9. They offer superficial and abstracted analysis that becomes detached from culturally available evidence outside of the text. They will tell you that every image of an adult holding a baby means ‘nurturing’ because some images of people holding babies mean that. This is a very dangerous conclusion, as you can see from these images below, in which something very significant is certainly happening, but ‘nurturing’ is absolutely the wrong word to describe the event. If we rely on an automated system to organise images into categories with names such as ‘nurturing’, especially if there’s some quantitative element to the reporting, analysis will go off the rails very quickly because interpreting images like the ones below requires large amounts of background cultural knowledge. These are not just any adults, the children are not their own, the adults have a purpose unrelated to childcare.

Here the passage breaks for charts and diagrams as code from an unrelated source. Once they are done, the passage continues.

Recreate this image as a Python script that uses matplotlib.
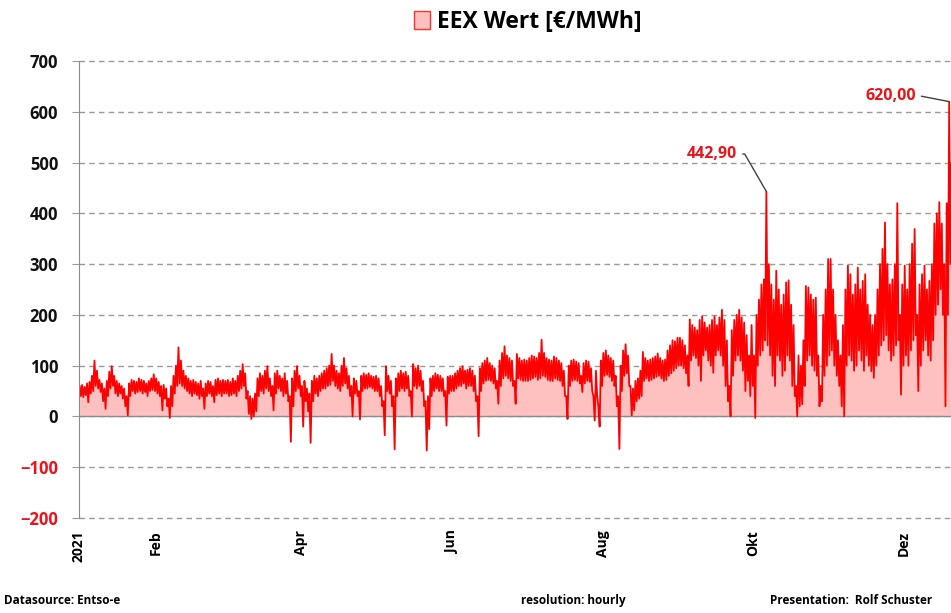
import matplotlib
matplotlib.use("Agg")
import matplotlib.pyplot as plt
from datetime import datetime, timedelta

plt.rcParams['font.family'] = ['Open Sans', 'DejaVu Sans']

# daily highs / lows of the hourly EEX price [EUR/MWh]
jan_high = [60, 62, 58, 65, 68, 80, 110, 90, 72, 65, 55, 70, 88, 99, 80, 70, 65, 60, 55, 40, 65, 72, 70, 68, 75, 72, 70, 65, 70, 75, 83]
jan_low = [40, 38, 42, 28, 45, 50, 60, 55, 48, 30, 15, 40, 55, 60, 45, 40, 45, 35, 20, 2, 40, 50, 45, 48, 50, 45, 48, 40, 50, 52, 50]
feb_high = [75, 68, 60, 62, 55, 35, 60, 80, 100, 136, 110, 90, 80, 75, 70, 72, 68, 65, 70, 55, 65, 70, 68, 60, 72, 75, 70, 72]
feb_low = [45, 40, 12, 35, 20, -3, 20, 45, 60, 65, 60, 55, 50, 45, 40, 45, 42, 35, 40, 15, 40, 45, 40, 28, 42, 45, 40, 45]
mar_high = [70, 72, 68, 75, 70, 80, 90, 103, 85, 50, 40, 35, 45, 75, 85, 80, 90, 99, 75, 60, 85, 90, 80, 75, 85, 70, 40, 75, 90, 99, 80]
mar_low = [45, 40, 42, 45, 40, 50, 55, 60, 35, 5, -5, 0, 10, 40, 50, 45, 55, 50, 40, 12, 45, 55, 50, 40, 45, 30, -50, 20, 50, 55, 40]
apr_high = [60, 70, 55, 45, 70, 80, 75, 80, 85, 90, 95, 100, 123, 100, 90, 85, 100, 115, 95, 80, 60, 75, 70, 50, 80, 85, 82, 85, 80, 78]
apr_low = [-20, 30, 10, -52, 30, 45, 40, 50, 55, 55, 60, 62, 70, 60, 55, 50, 60, 65, 55, 40, 0, 45, 40, -6, 50, 55, 55, 58, 55, 50]
may_high = [80, 75, 60, 30, 99, 80, 70, 40, 75, 85, 90, 85, 88, 80, 50, 103, 95, 100, 90, 70, 30, 40, 75, 80, 85, 82, 80, 75, 50, 78, 80]
may_low = [50, 40, 20, -37, 50, 45, 20, -65, 40, 50, 55, 50, 55, 40, 0, 60, 55, 60, 50, 20, -67, -25, 40, 50, 55, 50, 50, 40, -18, 45, 50]
jun_high = [80, 85, 90, 95, 99, 90, 92, 95, 90, 80, 40, 95, 105, 110, 115, 105, 100, 95, 70, 110, 125, 138, 120, 115, 110, 70, 123, 115, 110, 112]
jun_low = [50, 55, 60, 60, 65, 55, 60, 60, 50, 30, -39, 50, 65, 70, 72, 70, 65, 55, 25, 60, 75, 80, 75, 70, 60, 25, 75, 72, 70, 70]
jul_high = [110, 115, 120, 118, 115, 125, 151, 125, 115, 112, 110, 118, 115, 110, 105, 90, 40, 100, 110, 112, 108, 105, 80, 105, 110, 108, 95, 40, 90, 20, 110]
jul_low = [70, 72, 75, 78, 72, 75, 80, 78, 72, 70, 70, 75, 72, 70, 60, 40, -5, 60, 70, 72, 70, 65, 48, 65, 70, 68, 50, -8, 40, -20, 60]
aug_high = [125, 130, 120, 115, 110, 80, 40, 100, 130, 142, 120, 60, 55, 70, 75, 90, 127, 115, 110, 112, 115, 118, 124, 115, 110, 112, 130, 140, 150, 148, 155]
aug_low = [80, 82, 78, 70, 60, 20, -64, 50, 80, 85, 60, 2, 12, 30, 35, 40, 70, 75, 70, 72, 75, 78, 80, 75, 70, 72, 80, 85, 90, 95, 100]
sep_high = [155, 150, 140, 120, 191, 180, 175, 170, 190, 197, 185, 175, 180, 190, 197, 180, 195, 210, 190, 150, 60, 170, 190, 200, 210, 195, 185, 160, 120, 180]
sep_low = [100, 95, 85, 60, 110, 120, 115, 100, 70, 120, 130, 110, 100, 86, 120, 130, 120, 100, 60, 30, 0, 80, 110, 120, 110, 90, 50, 70, 40, 60]
oct_high = [120, 200, 230, 260, 270, 442.9, 300, 260, 230, 287, 250, 220, 240, 264, 268, 220, 180, 60, 120, 100, 150, 257, 254, 240, 230, 234, 120, 60, 200, 250, 310]
oct_low = [-3, 100, 120, 130, 150, 140, 120, 80, 60, 120, 110, 80, 90, 120, 110, 60, 40, 0, 20, 24, 60, 110, 120, 100, 90, 80, 20, 30, 80, 100, 120]
nov_high = [310, 250, 200, 150, 120, 180, 250, 297, 280, 240, 260, 293, 250, 267, 280, 220, 200, 180, 200, 250, 300, 330, 382, 300, 260, 270, 300, 420, 200, 260]
nov_low = [130, 100, 80, 60, 20, 0, 100, 120, 110, 90, 100, 130, 110, 90, 120, 100, 89, 76, 100, 120, 140, 150, 160, 130, 110, 120, 140, 150, 43, 100]
dec_high = [297, 250, 300, 340, 369, 200, 260, 280, 297, 250, 267, 300, 380, 400, 422, 380, 300, 420, 620, 500, 450]
dec_low = [120, 100, 130, 150, 160, 50, 100, 130, 150, 120, 110, 150, 200, 220, 250, 200, 20, 200, 300, 250, 220]

month_ticks = [1, 2, 4, 6, 8, 10, 12]
month_labels = ['2021', 'Feb', 'Apr', 'Jun', 'Aug', 'Okt', 'Dez']

highs = jan_high + feb_high + mar_high + apr_high + may_high + jun_high + jul_high + aug_high + sep_high + oct_high + nov_high + dec_high
lows = jan_low + feb_low + mar_low + apr_low + may_low + jun_low + jul_low + aug_low + sep_low + oct_low + nov_low + dec_low

start = datetime(2021, 1, 1)
times = []
prices = []
for d in range(len(highs)):
    times.append(start + timedelta(days=d + 0.25))
    prices.append(highs[d])
    times.append(start + timedelta(days=d + 0.75))
    prices.append(lows[d])

fig = plt.figure(figsize=(9.51, 6.13), dpi=100)
ax = fig.add_axes([0.0831, 0.155, 0.948, 0.7455])

ax.fill_between(times, prices, 0, color='#ffc0c0', linewidth=0, label='EEX Wert [€/MWh]')
ax.plot(times, prices, color='#ff0000', linewidth=1.3)
ax.axhline(0, color='#8c8c8c', linewidth=1, zorder=1)

ax.set_ylim(-200, 700)
ax.set_xlim(start, datetime(2021, 12, 31, 23))
ax.set_yticks(range(-200, 701, 100))
ax.yaxis.grid(True, linestyle=(0, (4, 3)), color='#9a9a9a', linewidth=1)
for gl in ax.get_ygridlines():
    gl.set_clip_on(False)
ax.set_axisbelow(True)

for s in ['top', 'right', 'bottom']:
    ax.spines[s].set_visible(False)
ax.spines['left'].set_color('#8c8c8c')

ax.tick_params(axis='y', length=5, color='#9a9a9a', pad=10, labelsize=12)
for lab, v in zip(ax.get_yticklabels(), range(-200, 701, 100)):
    lab.set_fontweight('bold')
    lab.set_color('#e8141c' if v < 0 else '#111111')

ax.set_xticks([datetime(2021, m, 1) for m in month_ticks])
ax.set_xticklabels(month_labels, rotation=90, fontweight='bold', fontsize=10, va='top')
ax.tick_params(axis='x', length=0, pad=9)

# annotate the two big peaks
p1 = prices.index(max(oct_high))
p2 = prices.index(max(prices))
ax.annotate(f"{prices[p1]:.2f}".replace('.', ','), xy=(times[p1], prices[p1]), xytext=(-21, 27),
            textcoords='offset points', ha='right', va='center', color='#e8141c', fontweight='bold', fontsize=11.5,
            arrowprops=dict(arrowstyle='-', color='#404040', lw=1, shrinkA=2, shrinkB=0,
                            connectionstyle='angle,angleA=0,angleB=120,rad=0'))
ax.annotate(f"{prices[p2]:.2f}".replace('.', ','), xy=(times[p2], prices[p2]), xytext=(-24, 4),
            textcoords='offset points', ha='right', va='center', color='#e8141c', fontweight='bold', fontsize=11.5,
            arrowprops=dict(arrowstyle='-', color='#404040', lw=1, shrinkA=2, shrinkB=0,
                            connectionstyle='angle,angleA=0,angleB=169,rad=0'))

h = plt.Rectangle((0, 0), 1, 1, facecolor='#ffc0c0', edgecolor='#ff3030', linewidth=1)
fig.legend([h], ['EEX Wert [€/MWh]'], loc='center', bbox_to_anchor=(0.5547, 0.964), frameon=False,
           prop={'weight': 'bold', 'size': 16.5}, handlelength=0.7, handleheight=0.85, handletextpad=0.3)

fig.text(0.004, 0.015, 'Datasource: Entso-e', fontsize=8.5, fontweight='bold')
fig.text(0.548, 0.015, 'resolution: hourly', fontsize=8.5, fontweight='bold')
fig.text(0.81, 0.015, 'Presentation:  Rolf Schuster', fontsize=8.5, fontweight='bold')

fig.savefig('out.png', dpi=100)
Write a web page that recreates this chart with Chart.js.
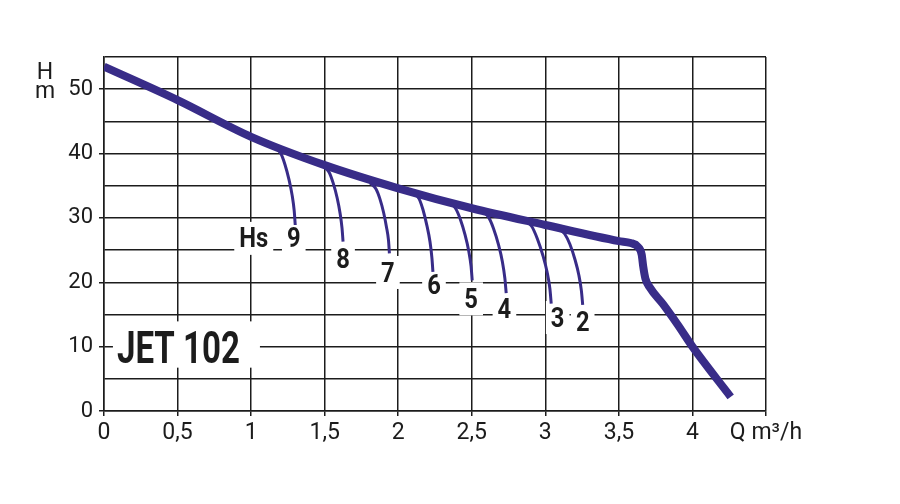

10. Automated systems regard meaning as located within semiotic signs – but semiotic theory tells us that meaning is located everywhere but the sign – it is located in everything that the sign excludes.
A screenshot from a conference paper I gave several years ago which explains this idea from the perspectives of both semiotics and discourse analysis. Semiotics tells us that the sign ‘war’ gains its meaning from everything which it excludes, commonly summarised as ‘peace’. Discourse analysis tells us that semiotic binaries themselves are not fixed and are highly variable depending on the conversational setting. So, for example, a black vs white binary means one thing to Pantone and quite another to the English Defence League.
What do you think? Did I miss any reasons why you can do semiotics and a machine can’t? Have you designed an automated system that can solve all these puzzles?
All the images included here are for educational purposes only.